Paradójicamente, esta incertidumbre ante el devenir es mayor si cabe en las sociedades que contamos con un mayor nivel de bienestar social. Nos produce cierto vértigo pensar en cómo vamos a trabajar, cómo vamos a envejecer, cómo vamos a defender nuestra cultura e idioma, cómo vamos mantener, en definitiva, los niveles de bienestar que con tanto esfuerzo conquistaron nuestros mayores. Debemos aceptarlo con naturalidad y sin tapujos, porque es un ejercicio colectivo de proyección obligado. Con frecuencia escuchamos que esta va a ser la primera generación que va a vivir peor que la de sus padres. Debemos alejarnos de lecturas pesimistas, pero es evidente que el mundo que vamos a dejar a nuestros hijos e hijas será muy distinto del actual, y no tendrá, desde luego absolutamente nada que ver con el de hace unas décadas.
Creo que la Diputación Foral de Gipuzkoa ha tenido la valentía de encarar este reto y ponerlo sobre la mesa a través de una nueva agenda política. Lo ha hecho desde la honestidad y el reconocimiento de sus propias limitaciones, consciente de que la capacidad de influencia de las instituciones públicas es reducida, al igual que sus recursos. Y conocedora también de las carencias que tenemos que superar los sistemas democráticos en los países industrializados: la desafección hacia los representantes políticos, la dificultad para interactuar con la sociedad, especialmente con las personas más jóvenes, la partitocracia, la excesiva inercia de las administraciones públicas, o la configuración de los tiempos electorales, que obstaculizan la aplicación de soluciones compartidas a largo plazo.

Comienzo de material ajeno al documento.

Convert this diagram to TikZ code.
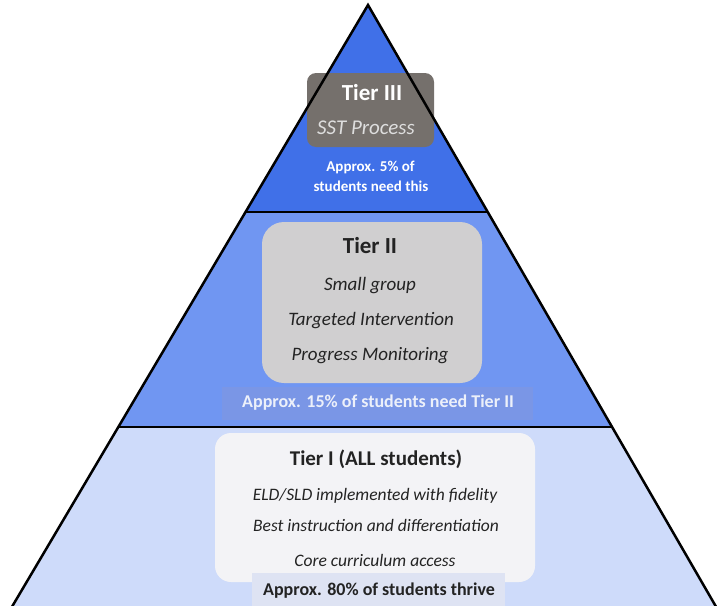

Estamos convencidos que las soluciones pasan por una nueva gobernanza, que sea capaz de crear las condiciones para una mayor implicación de la ciudadanía y los agentes sociales y económicos que conlleve transformaciones reales y perdurables. Eso es Etorkizuna Eraikiz: un espacio de reflexión y experimentación colaborativa, orientada a la acción, que dé lugar no a ideas o deseos sino a proyectos y prácticas de éxito que ‘contagien’ al sistema público, ligadas al empleo, la economía, las políticas sociales, la conciliación o la cultura. Hemos hecho un esfuerzo para identificar a aquellas personas que traccionan el futuro en nuestras empresas o en las más de 4.500 asociaciones de voluntariado del territorio, y que no tienen relación con el espacio público, sumándolas a un proyecto ilusionante: co-crear el futuro de Gipuzkoa entre todos y todas.

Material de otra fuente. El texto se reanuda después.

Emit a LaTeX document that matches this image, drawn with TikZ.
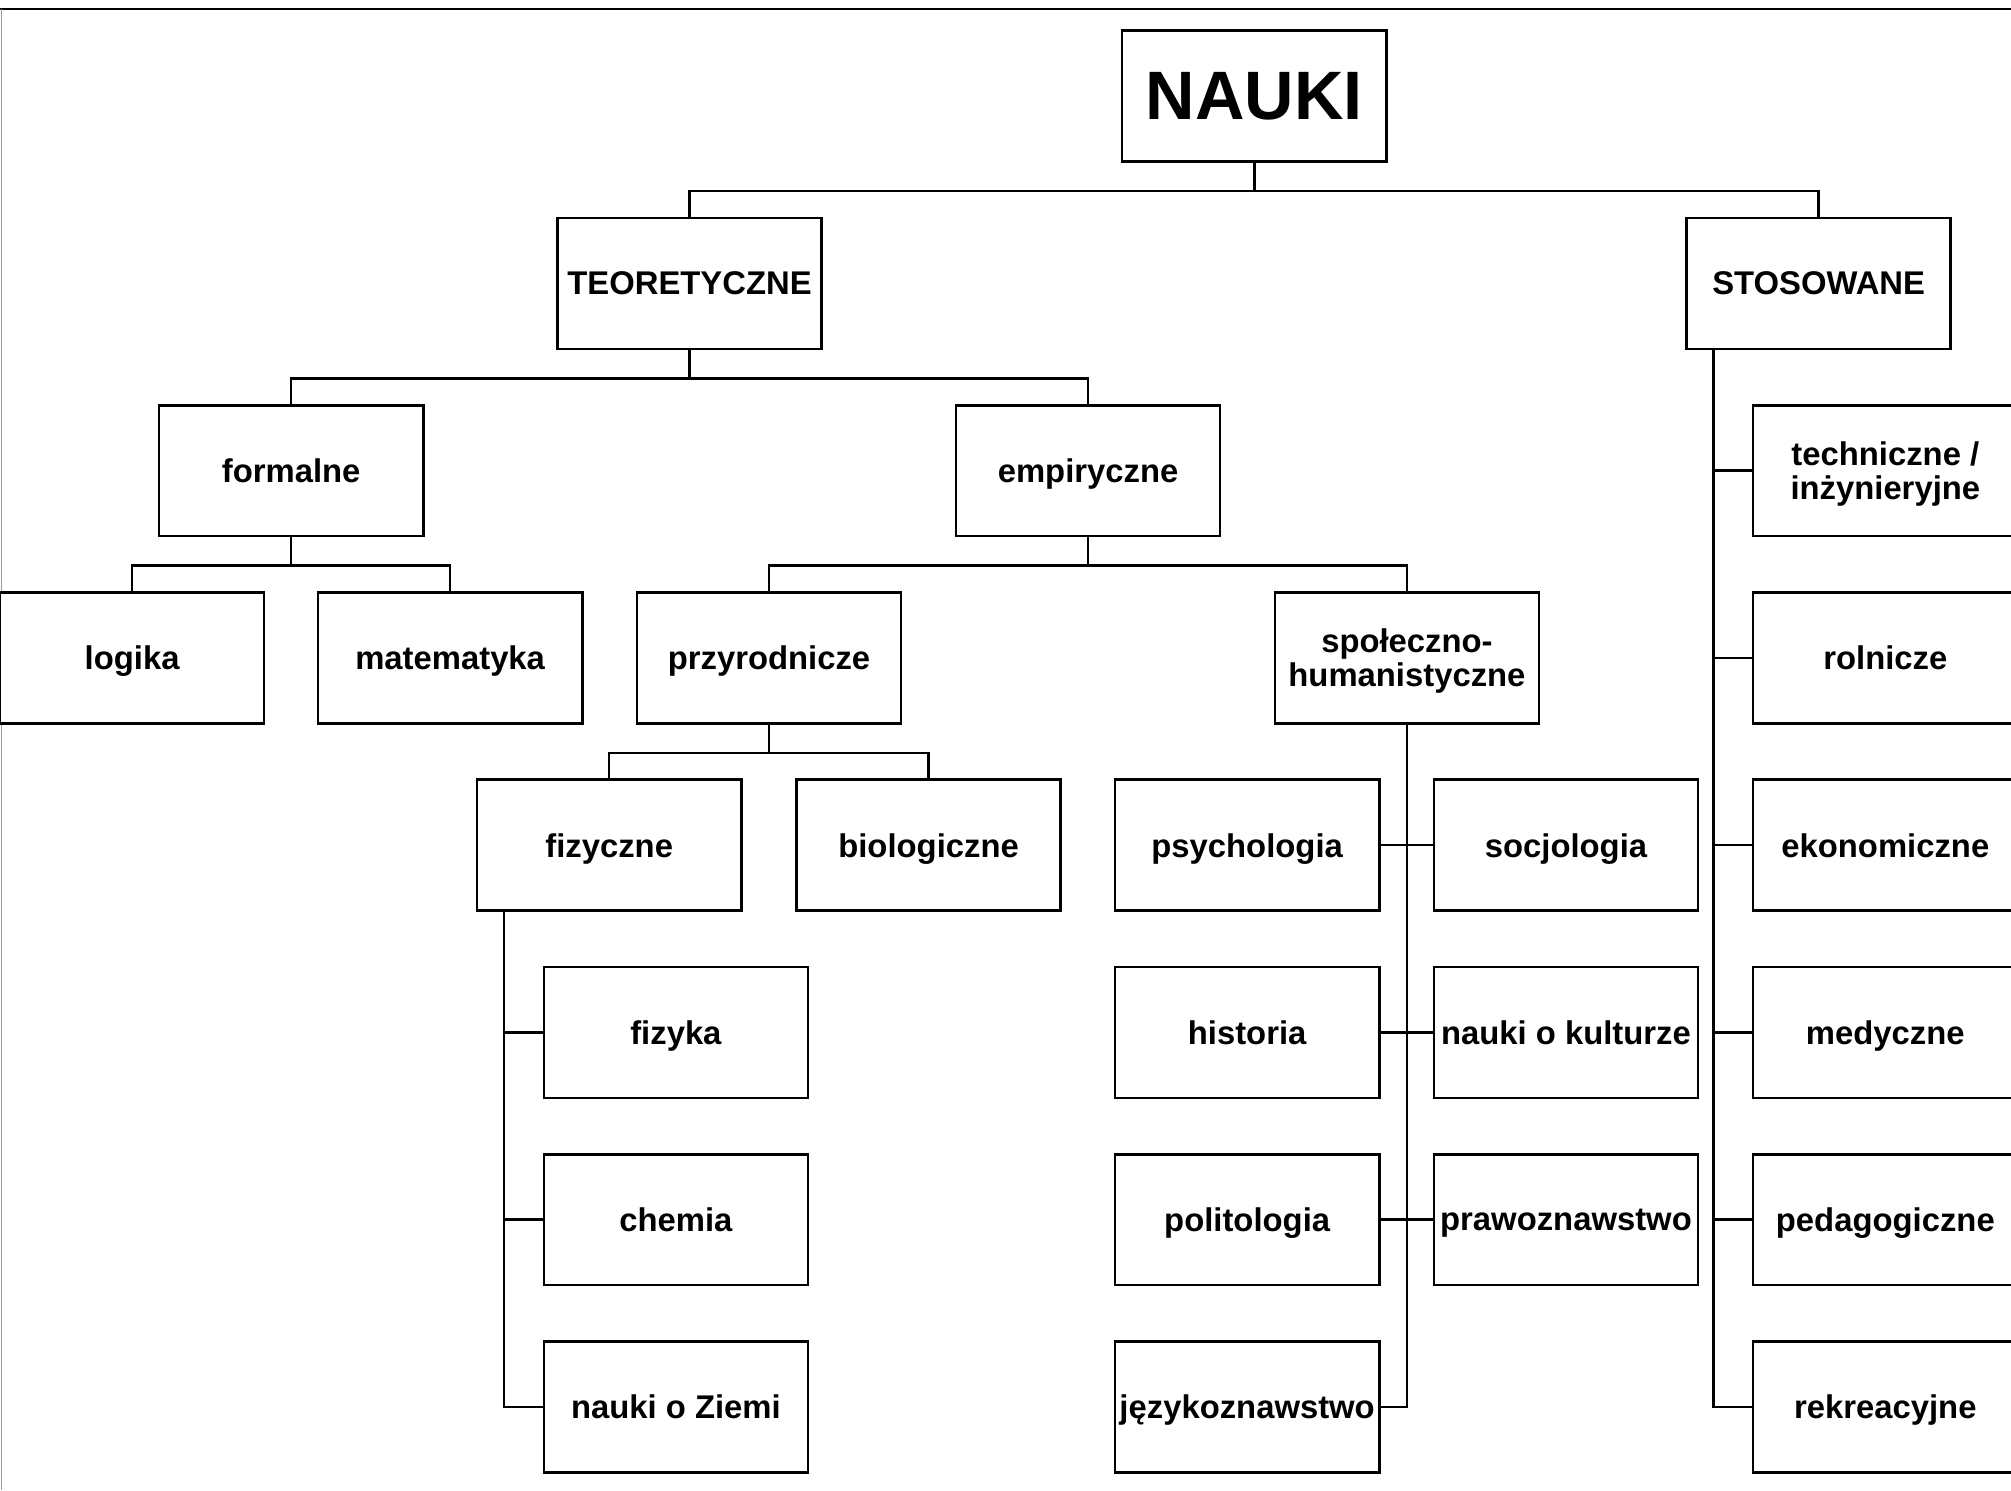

Somos ya miles de personas las que estamos participando en los proyectos piloto de Etorkizuna Eraikiz en equipos multidisciplinares. Estamos agrupando a personas que normalmente no trabajarían juntas con nuevas herramientas que no conocen. Estas experiencias evolucionan a distintos ritmos, porque cuesta romper inercias, pero todas ellos serán de provecho, incluso las que no den resultado, porque servirán para saber lo que no funciona. También aquí, debemos cambiar nuestra mentalidad ante el fracaso, ser resilientes, y aprender de otras culturas en las que los proyectos fallidos se mencionan en el currículum con orgullo. Estos espacios de trabajo deben ser espacios de confianza, y para ello debemos blindarlos.
En definitiva, hemos puesto en marcha un método para colaborar de forma dinámica con infinidad de actores en el diseño de las políticas públicas, algo que no debemos ver como fragmentación ni debilitamiento de la democracia representativa, sino como lo contrario: la principal característica una gobernanza del siglo XXI que dé respuesta a las necesidades de una sociedad y un mundo cada vez más complejos y en constante evolución. Y, sobre todo, como base para seguir reduciendo la desigualdad, algo que Gipuzkoa está consiguiendo después de la crisis, situando la desigualdad muy por debajo de la media española y por debajo de lo europea, casi al nivel de los países nórdicos –así lo demuestra el índice GINI-. Y es que, una sociedad que apuesta por el bien común, donde la población vive vidas parecidas y se beneficia igual del sistema de bienestar, es una sociedad feliz. Aquí, en Noruega y en todo el mundo.